Censure

Travail précaire, peur et silence : le sombre visage de la SOGUIPAH révélé par Amnesty

Amnesty International a publié, ce jeudi 23 octobre 2025, un rapport accablant sur la Société guinéenne de palmiers à huile et d’hévéas (SOGUIPAH), basée à Diécké, dans la région de N’Zérékoré, en Guinée forestière.

L’organisation de défense des droits humains y dénonce de graves violations des droits des travailleurs et des planteurs liés à cette entreprise publique.

Selon Amnesty International, les autorités guinéennes doivent agir sans délai pour garantir le respect des droits humains au sein de la SOGUIPAH et enquêter sur les abus généralisés, notamment les atteintes au droit à un travail décent.

“Le président promettant depuis 2021 de faire de l’exploitation des ressources naturelles un levier pour le développement et l’amélioration des conditions de vie, les autorités devraient agir immédiatement pour garantir les droits humains de ces travailleurs et petits exploitants, conformément au Code du travail guinéen, à la nouvelle Constitution et à leurs obligations internationales en matière de droits humains”, a déclaré Marceau Sivieude, directeur régional d’Amnesty International pour l’Afrique de l’Ouest et l’Afrique Centrale dans le communiqué de presse.

Des salaires en dessous du minimum légal

D’après le rapport, plusieurs employés de la SOGUIPAH sont rémunérés en dessous du salaire minimum interprofessionnel garanti (SMIG), fixé à 550 000 francs guinéens par mois. “Selon les fiches de paie de 30 personnes datant de 2022 à 2025 consultées par l’organisation, 29 travailleurs avaient reçu un salaire de base inférieur au salaire minimum légal. En septembre 2025, le salaire de base le plus bas versé par la Soguipah sur 24 fiches de paie consultées était de 69 783 francs guinéens pour 170 heures travaillées dans le mois”.

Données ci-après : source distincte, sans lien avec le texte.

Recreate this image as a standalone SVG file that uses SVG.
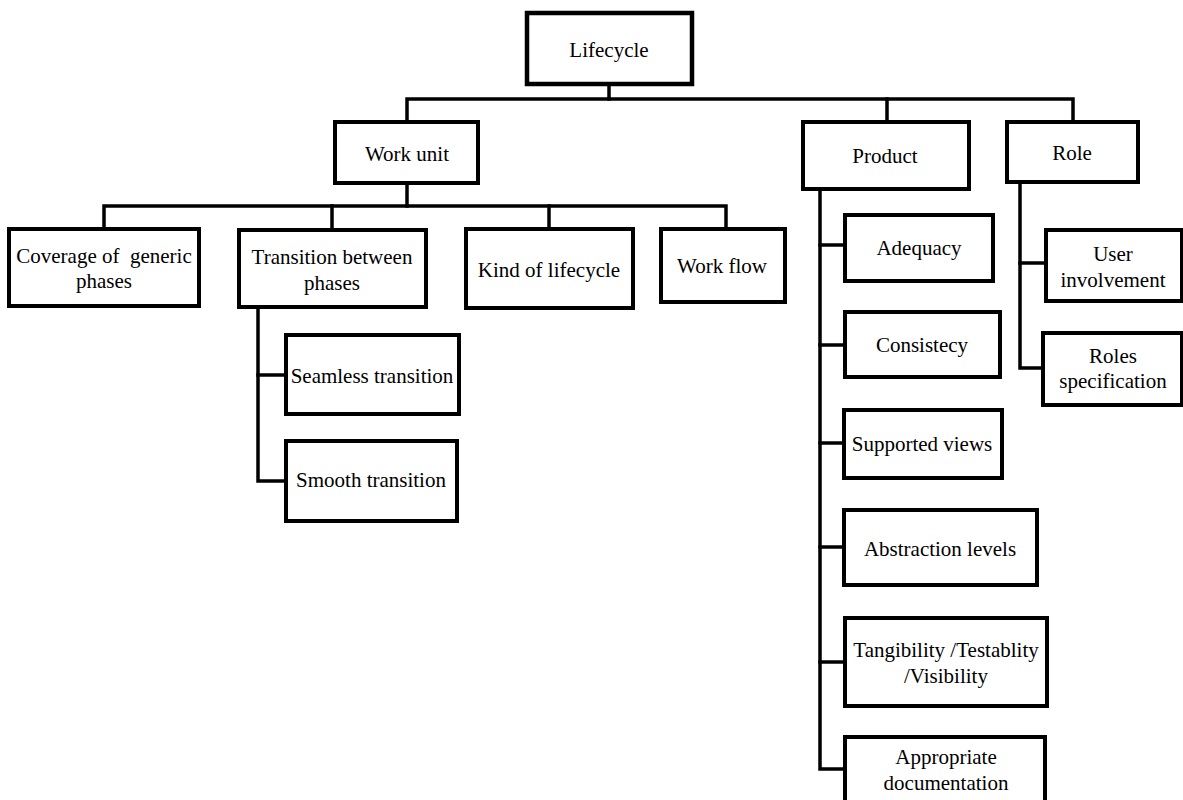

Des planteurs précarisés et des terres confisquées

Le rapport pointe également la situation critique des planteurs de palmiers à huile et d’hévéas liés à la SOGUIPAH. Ces exploitants affirment ne pas avoir accès aux contrats signés dans les années 1990, qui régissent pourtant leurs relations avec l’entreprise. “je n’ai jamais vu cette convention. La Soguipah refuse de la mettre à la disposition des communautés”, a confié un représentant des planteurs.

Ces agriculteurs seraient contraints de vendre exclusivement leur production à la SOGUIPAH, souvent à des prix inférieurs au marché, tandis que l’entreprise effectue des déductions injustifiées sur leurs revenus.
Pire encore, des dizaines de familles ont vu leurs terres confisquées par l’État au profit de la société, sans compensation équitable.
Privées de leurs cultures vivrières, elles dépendent désormais de monocultures peu rentables, accentuant leur précarité.

Une situation connue mais ignorée

Amnesty International rappelle que les autorités guinéennes sont informées de cette situation depuis plusieurs années.
Depuis 2019, des manifestations à Diécké et à Conakry ont dénoncé les conditions de travail à la SOGUIPAH. Les syndicats de planteurs ont déposé plusieurs préavis de grève, le plus récent datant de janvier 2025.

“Au lieu de prendre les mesures nécessaires pour garantir les droits de ces personnes, les autorités ont laissé s’installer un climat de peur et d’autocensure. En 2024, une cadre aurait été licenciée pour avoir dénoncé publiquement les conditions de travail des femmes employées”, lit-on.

Dans le communiqué, Fabien Offner, chercheur senior à Amnesty International, conclut : “ Les autorités de transition doivent tenir leurs promesses répétées de protéger les droits économiques et sociaux de tous dans le pays, y compris le droit à un salaire juste et équitable, condition d’une vie décente”.